Den Berg Kasbeg, an den Zeus der griechischen Mythologie zufolge Prometheus schmiedete, kann ich an schönen Tagen aus meinem Bürofenster sehen.“

Georgien erinnert Wackwitz an das Italien seiner Studentenzeit. Da haben die Modernisierung, der EU-„Teuro“, Nepp, Massentourismus und Spekulantentum noch nicht über alles Altertümliche und Archaische gesiegt. Selbst die Küche erscheint dem Autor als Balanceakt zwischen Italien und Persien. Vor allem aber die Architektur vermittelt dem Augenmenschen Wackwitz dieses Gefühl. Die Sprache der Architektur ist zudem, anders als Georgisch, allgemein verständlich.

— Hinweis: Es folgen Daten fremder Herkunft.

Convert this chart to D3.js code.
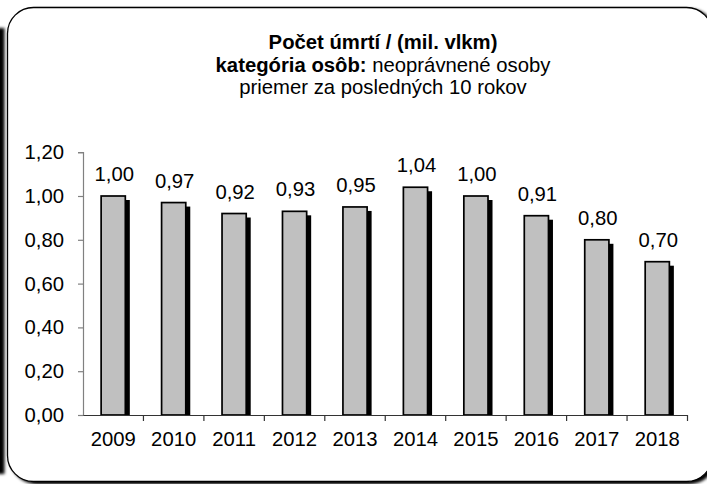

Die Basare. Die persische Architektur der Karawan-sereien, der Oper, der Kunsthochschule aus dem 19. Jahrhundert und der ins Unterirdische führenden Mineralbäder. Die prächtige, selbst-bewusst an einer Hauptstraße gelegene Synagoge der Altstadt. Georgien ist vielleicht das einzige Land der Welt, in dem es nie einen nennenswerten Antisemitismus gegeben hat.“

Einen ganzen Essay widmet Wackwitz den vernachlässigten Bushaltestellen aus Sowjetzeiten in Georgien, Armenien und Aserbaidschan. Im Gegensatz zur Plattenbau-Einförmigkeit im Wohnungsbau oder dem erdrückenden Titanismus öffentlicher Prestigeprojekte konnten sich hier Vielfalt, lokale Traditionen und freie Phantasie fast ungestört austoben. Schwarzweißfotos davon durchziehen das ganze Buch, Augenfutter zwi-schen Alltags-Illustration und Poesie.
„Architekturkritik als Laienpredigt“ - der Untertitel eines Aufsatzes von Christian Demand im Herbstheft 2012 der Zeitschrift „Merkur“, ist so etwas wie ein roter Faden dieses Buches. Der Germanist und Historiker Wackwitz ist ein Flaneur mit Blick auch für die sozialen Geschichten, die Bauten erzählen.
Dieser Blick gilt Städten wie dem muslimisch geprägten Baku – und Landschaften. Neben der sowjetischen Musterstadt Eriwan beschreibt er so auch verfallene Industriekombinate und ein Kloster aus dem 10. Jahrhundert im kahlen Bergland Armeniens:

Die urtümlich monumentalen (dabei rührend kleinen) Kreuz-kuppelkirchen, Vorhallen, Bibliotheksgebäude, Kapellen und Grabsteine sehen aus wie herausge-wachsen aus dem schwarzen Felsengrund. Als hätte das dunkle Steinland hier architekonische Blüten getrieben.“

Intellektuelle aus Tiflis, so Wackwitz, gehören seit 200 Jahren zur politischen und kulturellen Avantgarde Europas. Bis zum Zerfall der Sowjetunion waren sie klassische Leser, heute sind sie eher optisch orientiert, Jobnomaden mit Notebook und Smartphone, vielsprachig, selbstbewusst, international unterwegs zu Kongressen, Vernissagen und Konzerten. Wackwitz stellt uns sein Lieblingscafé in Tiflis vor, die wichtigsten historischen Künstler und einige aus der Generation Facebook, die noch wichtig werden könnten.
Dieses Buch beschreibt Phänomene, die wir kennen, etwa die Verbaustellung der Städte und bürgerliche Protestbewegungen. Es hilft aber auch verstehen, wie fragil, weil ungewohnt, demokratische Freiheiten in dieser Region noch sind. Das liegt wie in Russland auch an der erschreckenden Intoleranz der orthodoxen Popen, die zur Menschenjagd auf Schwule aufrufen. Die orthodoxe Kirche hat wie der Islam niemals eine Aufklärung erlebt.
Das Buch ist ein nachvollziehbarer Appell an alle wachen Zeitgenossen: Interessiert Euch, nehmt Kontakt auf, lasst Euch bereichern von diesen fernen Nachbarn. Und man erfährt, warum sich das lohnt.